▶ **Exercise goal**
Reproduce the lines of the material exactly, excluding every image.

▶ **Data**
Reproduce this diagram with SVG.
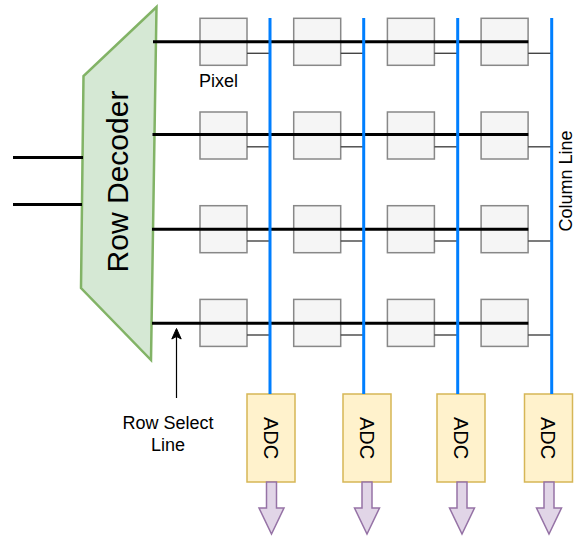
<svg xmlns="http://www.w3.org/2000/svg" width="576" height="536" viewBox="0 0 576 536">
  <style>
    text { font-family: "Liberation Sans", Arial, sans-serif; fill: #000; }
    .pixel { fill: #f5f5f5; stroke: #888; stroke-width: 1.5; }
    .adc { fill: #fff2cc; stroke: #d6b656; stroke-width: 1.5; }
    .out { fill: #e1d5e7; stroke: #9673a6; stroke-width: 1.5; stroke-linejoin: miter; }
    .row { stroke: #000; stroke-width: 3; fill: none; }
    .col { stroke: #007fff; stroke-width: 3; fill: none; }
    .stub { stroke: #444; stroke-width: 1.4; fill: none; }
    .lbl { font-size: 18px; }
  </style>
  <defs>
    <rect id="px" class="pixel" width="47" height="47"/>
    <path id="outArrow" class="out" d="M-5,0 H5 V26 H12.5 L0,52 L-12.5,26 H-5 Z"/>
  </defs>

  <!-- row decoder block -->
  <g id="row-decoder">
    <polygon points="156.5,7 151,360 81,288 83.5,76" fill="#d5e8d4" stroke="#82b366" stroke-width="2.5" stroke-linejoin="miter"/>
    <text transform="translate(128,181.5) rotate(-90)" text-anchor="middle" font-size="30">Row Decoder</text>
  </g>

  <!-- pixel array, 4 x 4 -->
  <g id="pixels">
    <g id="pixel-r1c1"><use href="#px" x="200" y="18.3"/></g>
    <g id="pixel-r1c2"><use href="#px" x="293.7" y="18.3"/></g>
    <g id="pixel-r1c3"><use href="#px" x="387.4" y="18.3"/></g>
    <g id="pixel-r1c4"><use href="#px" x="481.1" y="18.3"/></g>
    <g id="pixel-r2c1"><use href="#px" x="200" y="112"/></g>
    <g id="pixel-r2c2"><use href="#px" x="293.7" y="112"/></g>
    <g id="pixel-r2c3"><use href="#px" x="387.4" y="112"/></g>
    <g id="pixel-r2c4"><use href="#px" x="481.1" y="112"/></g>
    <g id="pixel-r3c1"><use href="#px" x="200" y="205.7"/></g>
    <g id="pixel-r3c2"><use href="#px" x="293.7" y="205.7"/></g>
    <g id="pixel-r3c3"><use href="#px" x="387.4" y="205.7"/></g>
    <g id="pixel-r3c4"><use href="#px" x="481.1" y="205.7"/></g>
    <g id="pixel-r4c1"><use href="#px" x="200" y="299.4"/></g>
    <g id="pixel-r4c2"><use href="#px" x="293.7" y="299.4"/></g>
    <g id="pixel-r4c3"><use href="#px" x="387.4" y="299.4"/></g>
    <g id="pixel-r4c4"><use href="#px" x="481.1" y="299.4"/></g>
  </g>

  <!-- column ADCs -->
  <g id="adc-1">
    <rect class="adc" x="247" y="394" width="48" height="88"/>
    <text transform="translate(271,438) rotate(90)" y="7.2" text-anchor="middle" font-size="20">ADC</text>
  </g>
  <g id="adc-2">
    <rect class="adc" x="343" y="394" width="48" height="88"/>
    <text transform="translate(367,438) rotate(90)" y="7.2" text-anchor="middle" font-size="20">ADC</text>
  </g>
  <g id="adc-3">
    <rect class="adc" x="437" y="394" width="48" height="88"/>
    <text transform="translate(461,438) rotate(90)" y="7.2" text-anchor="middle" font-size="20">ADC</text>
  </g>
  <g id="adc-4">
    <rect class="adc" x="524.5" y="394" width="48" height="88"/>
    <text transform="translate(548.5,438) rotate(90)" y="7.2" text-anchor="middle" font-size="20">ADC</text>
  </g>

  <!-- digital outputs -->
  <g id="outputs">
    <use href="#outArrow" x="271.5" y="482"/>
    <use href="#outArrow" x="367" y="482"/>
    <use href="#outArrow" x="462" y="482"/>
    <use href="#outArrow" x="549" y="482"/>
  </g>

  <!-- wiring: decoder inputs, row select lines, column lines, pixel taps -->
  <g id="connectors">
    <line class="row" x1="13" y1="157.5" x2="83" y2="157.5"/>
    <line class="row" x1="13" y1="204.5" x2="82" y2="204.5"/>

    <line class="stub" x1="247" y1="53.3" x2="270" y2="53.3"/>
    <line class="stub" x1="340.7" y1="53.3" x2="363.7" y2="53.3"/>
    <line class="stub" x1="434.4" y1="53.3" x2="457.7" y2="53.3"/>
    <line class="stub" x1="528.1" y1="53.3" x2="551.7" y2="53.3"/>
    <line class="stub" x1="247" y1="146.8" x2="270" y2="146.8"/>
    <line class="stub" x1="340.7" y1="146.8" x2="363.7" y2="146.8"/>
    <line class="stub" x1="434.4" y1="146.8" x2="457.7" y2="146.8"/>
    <line class="stub" x1="528.1" y1="146.8" x2="551.7" y2="146.8"/>
    <line class="stub" x1="247" y1="241" x2="270" y2="241"/>
    <line class="stub" x1="340.7" y1="241" x2="363.7" y2="241"/>
    <line class="stub" x1="434.4" y1="241" x2="457.7" y2="241"/>
    <line class="stub" x1="528.1" y1="241" x2="551.7" y2="241"/>
    <line class="stub" x1="247" y1="335" x2="270" y2="335"/>
    <line class="stub" x1="340.7" y1="335" x2="363.7" y2="335"/>
    <line class="stub" x1="434.4" y1="335" x2="457.7" y2="335"/>
    <line class="stub" x1="528.1" y1="335" x2="551.7" y2="335"/>

    <line class="row" x1="153" y1="41.8" x2="528.3" y2="41.8"/>
    <line class="row" x1="152.5" y1="134.5" x2="528.3" y2="134.5"/>
    <line class="row" x1="152" y1="229.3" x2="528.3" y2="229.3"/>
    <line class="row" x1="152" y1="323.2" x2="528.3" y2="323.2"/>

    <line class="col" x1="270" y1="18" x2="270" y2="394"/>
    <line class="col" x1="363.7" y1="18" x2="363.7" y2="394"/>
    <line class="col" x1="457.7" y1="18" x2="457.7" y2="394"/>
    <line class="col" x1="551.7" y1="18" x2="551.7" y2="394"/>

    <line x1="176.5" y1="398" x2="176.5" y2="336" stroke="#000" stroke-width="1.2"/>
    <path d="M176.5,328.5 L181.2,339 L176.5,336.5 L171.8,339 Z" fill="#000" stroke="#000" stroke-width="1"/>
  </g>

  <!-- labels -->
  <g id="labels">
    <text class="lbl" x="199" y="87">Pixel</text>
    <text class="lbl" transform="translate(565.6,181) rotate(-90)" y="6.4" text-anchor="middle">Column Line</text>
    <text class="lbl" x="168" y="429.3" text-anchor="middle">Row Select</text>
    <text class="lbl" x="168" y="451" text-anchor="middle">Line</text>
  </g>
</svg>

▶ **Answer to the task**
Reproduce this diagram with SVG.
<svg xmlns="http://www.w3.org/2000/svg" width="576" height="536" viewBox="0 0 576 536">
  <style>
    text { font-family: "Liberation Sans", Arial, sans-serif; fill: #000; }
    .pixel { fill: #f5f5f5; stroke: #888; stroke-width: 1.5; }
    .adc { fill: #fff2cc; stroke: #d6b656; stroke-width: 1.5; }
    .out { fill: #e1d5e7; stroke: #9673a6; stroke-width: 1.5; stroke-linejoin: miter; }
    .row { stroke: #000; stroke-width: 3; fill: none; }
    .col { stroke: #007fff; stroke-width: 3; fill: none; }
    .stub { stroke: #444; stroke-width: 1.4; fill: none; }
    .lbl { font-size: 18px; }
  </style>
  <defs>
    <rect id="px" class="pixel" width="47" height="47"/>
    <path id="outArrow" class="out" d="M-5,0 H5 V26 H12.5 L0,52 L-12.5,26 H-5 Z"/>
  </defs>

  <!-- row decoder block -->
  <g id="row-decoder">
    <polygon points="156.5,7 151,360 81,288 83.5,76" fill="#d5e8d4" stroke="#82b366" stroke-width="2.5" stroke-linejoin="miter"/>
    <text transform="translate(128,181.5) rotate(-90)" text-anchor="middle" font-size="30">Row Decoder</text>
  </g>

  <!-- pixel array, 4 x 4 -->
  <g id="pixels">
    <g id="pixel-r1c1"><use href="#px" x="200" y="18.3"/></g>
    <g id="pixel-r1c2"><use href="#px" x="293.7" y="18.3"/></g>
    <g id="pixel-r1c3"><use href="#px" x="387.4" y="18.3"/></g>
    <g id="pixel-r1c4"><use href="#px" x="481.1" y="18.3"/></g>
    <g id="pixel-r2c1"><use href="#px" x="200" y="112"/></g>
    <g id="pixel-r2c2"><use href="#px" x="293.7" y="112"/></g>
    <g id="pixel-r2c3"><use href="#px" x="387.4" y="112"/></g>
    <g id="pixel-r2c4"><use href="#px" x="481.1" y="112"/></g>
    <g id="pixel-r3c1"><use href="#px" x="200" y="205.7"/></g>
    <g id="pixel-r3c2"><use href="#px" x="293.7" y="205.7"/></g>
    <g id="pixel-r3c3"><use href="#px" x="387.4" y="205.7"/></g>
    <g id="pixel-r3c4"><use href="#px" x="481.1" y="205.7"/></g>
    <g id="pixel-r4c1"><use href="#px" x="200" y="299.4"/></g>
    <g id="pixel-r4c2"><use href="#px" x="293.7" y="299.4"/></g>
    <g id="pixel-r4c3"><use href="#px" x="387.4" y="299.4"/></g>
    <g id="pixel-r4c4"><use href="#px" x="481.1" y="299.4"/></g>
  </g>

  <!-- column ADCs -->
  <g id="adc-1">
    <rect class="adc" x="247" y="394" width="48" height="88"/>
    <text transform="translate(271,438) rotate(90)" y="7.2" text-anchor="middle" font-size="20">ADC</text>
  </g>
  <g id="adc-2">
    <rect class="adc" x="343" y="394" width="48" height="88"/>
    <text transform="translate(367,438) rotate(90)" y="7.2" text-anchor="middle" font-size="20">ADC</text>
  </g>
  <g id="adc-3">
    <rect class="adc" x="437" y="394" width="48" height="88"/>
    <text transform="translate(461,438) rotate(90)" y="7.2" text-anchor="middle" font-size="20">ADC</text>
  </g>
  <g id="adc-4">
    <rect class="adc" x="524.5" y="394" width="48" height="88"/>
    <text transform="translate(548.5,438) rotate(90)" y="7.2" text-anchor="middle" font-size="20">ADC</text>
  </g>

  <!-- digital outputs -->
  <g id="outputs">
    <use href="#outArrow" x="271.5" y="482"/>
    <use href="#outArrow" x="367" y="482"/>
    <use href="#outArrow" x="462" y="482"/>
    <use href="#outArrow" x="549" y="482"/>
  </g>

  <!-- wiring: decoder inputs, row select lines, column lines, pixel taps -->
  <g id="connectors">
    <line class="row" x1="13" y1="157.5" x2="83" y2="157.5"/>
    <line class="row" x1="13" y1="204.5" x2="82" y2="204.5"/>

    <line class="stub" x1="247" y1="53.3" x2="270" y2="53.3"/>
    <line class="stub" x1="340.7" y1="53.3" x2="363.7" y2="53.3"/>
    <line class="stub" x1="434.4" y1="53.3" x2="457.7" y2="53.3"/>
    <line class="stub" x1="528.1" y1="53.3" x2="551.7" y2="53.3"/>
    <line class="stub" x1="247" y1="146.8" x2="270" y2="146.8"/>
    <line class="stub" x1="340.7" y1="146.8" x2="363.7" y2="146.8"/>
    <line class="stub" x1="434.4" y1="146.8" x2="457.7" y2="146.8"/>
    <line class="stub" x1="528.1" y1="146.8" x2="551.7" y2="146.8"/>
    <line class="stub" x1="247" y1="241" x2="270" y2="241"/>
    <line class="stub" x1="340.7" y1="241" x2="363.7" y2="241"/>
    <line class="stub" x1="434.4" y1="241" x2="457.7" y2="241"/>
    <line class="stub" x1="528.1" y1="241" x2="551.7" y2="241"/>
    <line class="stub" x1="247" y1="335" x2="270" y2="335"/>
    <line class="stub" x1="340.7" y1="335" x2="363.7" y2="335"/>
    <line class="stub" x1="434.4" y1="335" x2="457.7" y2="335"/>
    <line class="stub" x1="528.1" y1="335" x2="551.7" y2="335"/>

    <line class="row" x1="153" y1="41.8" x2="528.3" y2="41.8"/>
    <line class="row" x1="152.5" y1="134.5" x2="528.3" y2="134.5"/>
    <line class="row" x1="152" y1="229.3" x2="528.3" y2="229.3"/>
    <line class="row" x1="152" y1="323.2" x2="528.3" y2="323.2"/>

    <line class="col" x1="270" y1="18" x2="270" y2="394"/>
    <line class="col" x1="363.7" y1="18" x2="363.7" y2="394"/>
    <line class="col" x1="457.7" y1="18" x2="457.7" y2="394"/>
    <line class="col" x1="551.7" y1="18" x2="551.7" y2="394"/>

    <line x1="176.5" y1="398" x2="176.5" y2="336" stroke="#000" stroke-width="1.2"/>
    <path d="M176.5,328.5 L181.2,339 L176.5,336.5 L171.8,339 Z" fill="#000" stroke="#000" stroke-width="1"/>
  </g>

  <!-- labels -->
  <g id="labels">
    <text class="lbl" x="199" y="87">Pixel</text>
    <text class="lbl" transform="translate(565.6,181) rotate(-90)" y="6.4" text-anchor="middle">Column Line</text>
    <text class="lbl" x="168" y="429.3" text-anchor="middle">Row Select</text>
    <text class="lbl" x="168" y="451" text-anchor="middle">Line</text>
  </g>
</svg>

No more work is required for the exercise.